– Пап, что случилось? Где мама? – получилось едва слышно, и я уже громче, дрожащим голосом повторила: – Где мама, пап?
Он тяжело вздохнул.
– Она уехала. Обещала приехать через месяц.
Тело стало каким-то тяжёлым и непослушным. Я привалилась спиной к тонким металлическим прутьям, больно врезавшимся в лопатки. Рюкзак кулем упал рядом, выпав из рук.
– Пойдем, Полина. Я куплю тебе мороженое.
Он протянул руку, взял рюкзак и "отлепил" меня от решётки. Я поплелась рядом, смахивая рукой злые слезы и хлюпая носом.
– Я не хочу ничего. Поехали домой, – сквозь слезы сказала я.
Папа посмотрел на меня с тревогой.
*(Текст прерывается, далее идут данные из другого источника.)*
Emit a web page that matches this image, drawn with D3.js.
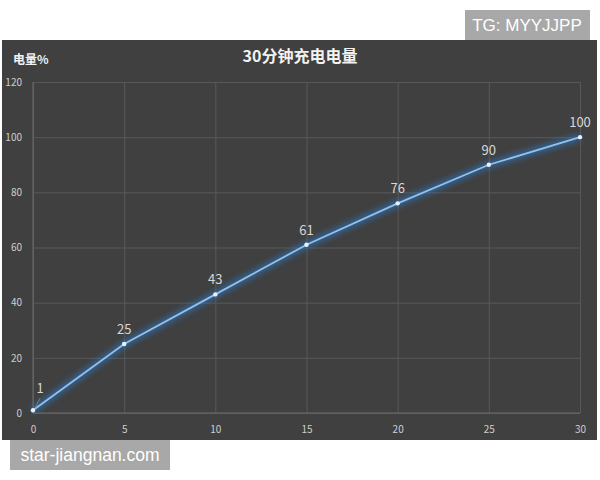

Мне стало ещё больше не по себе. Последний раз я видела такую его реакцию, когда слегла с огромной температурой во время ветрянки. Он тогда испугался не на шутку.
Оказавшись в опустевшей квартире, а без мамы она казалась именно такой, папа отправил меня мыть руки, а сам согрел еду и поставил на стол. Налил для меня какао, а сам ушел к себе в спальню, заниматься работой. Решил сегодня не возвращаться в офис. Я сняла куртку, вымыла руки, без аппетита взглянула на еду и убежала к себе в комнату. Упала на кровать, не раздеваясь, уткнулась лицом в подушку и проплакала до самой темноты, пока не уснула. Папа несколько раз останавливался у моей двери, но так и не зашёл. А у меня, сквозь обиду и боль, проступал один вопрос: "Почему она так поступает с нами?"
Запись 6.
«Через месяц она не вернулась. Или даже через полтора. Мы с папой приспосабливались жить вместе. Он нанял женщину, которая приходила по будням, чтобы приготовить еду, постирать и погладить вещи, забрать меня из школы.
Мне казалось, моя жизнь замерла. Это было похоже на то, как если бы я сильно-сильно испугалась, и на самом пике эмоции сделали паузу и не дали успокоиться, заставляя находиться в таком состоянии постоянно. Одноклассники, не все, но многие, превратились в зверей. Вместо сочувствуя я натыкалась на упрёки и издёвки. «Тебя даже родная мать не любит» говорили они. Или «Ты такая криворукая, что даже мать тебя бросила». Да, я была рассеянная. И да, эти слова ранили, как ножом под кожу. Учителя больше не пытались вмешиваться. Всё превратилось в болезненный день сурка.
Татьяна Ивановна приводила меня домой и уходила. Я оставалась ждать папу. В последний день перед весенними каникулами я услышала, как проворачивается ключ в замке. Испугалась. Папа должен был вернуться только часа через три. Осторожно выскользнула в коридор и увидела маму. Она выглядела похудевшей, взволнованной. Когда она увидела меня – присела на корточки, и позвала к себе. Я подбежала и обняла.
– Поедешь со мной, моя хорошая? – спросила она, крепко прижимая меня к себе, целуя в волосы, в щеки, в лоб, ласково гладя по голове.
– Куда? – спросила я сквозь слёзы.
– Будешь жить со мной. И мы будем вместе. Всегда. Поедешь? – спросила она, чуть отстранилась и заглянула мне в глаза. – Прямо сейчас.
– А папа? – спросила я. – Он же расстроится.
Она потупила взгляд.
– Папе мы оставим записку. Вот, – и она достала из сумку сложенный пополам лист бумаги. – оставлю его на столе.
Я побежала собираться, а мама взяла мои документы. Мы очень быстро ушли из дома. Восторг смешался с тревогой. Как же папа без меня? Мне было его так жалко! И маму я любила. Я не знала как, но очень надеялась, что потом мы снова будем все вместе. Будем семьёй. Она крепко держала меня за руку, пока мы ехали в маршрутке на вокзал. И после, когда сидели в электричке, а в больших окнах мелькало заходящее солнце, деревья, дома и станции. Я ни о чем не спрашивала: боялась, что все развеется как мираж.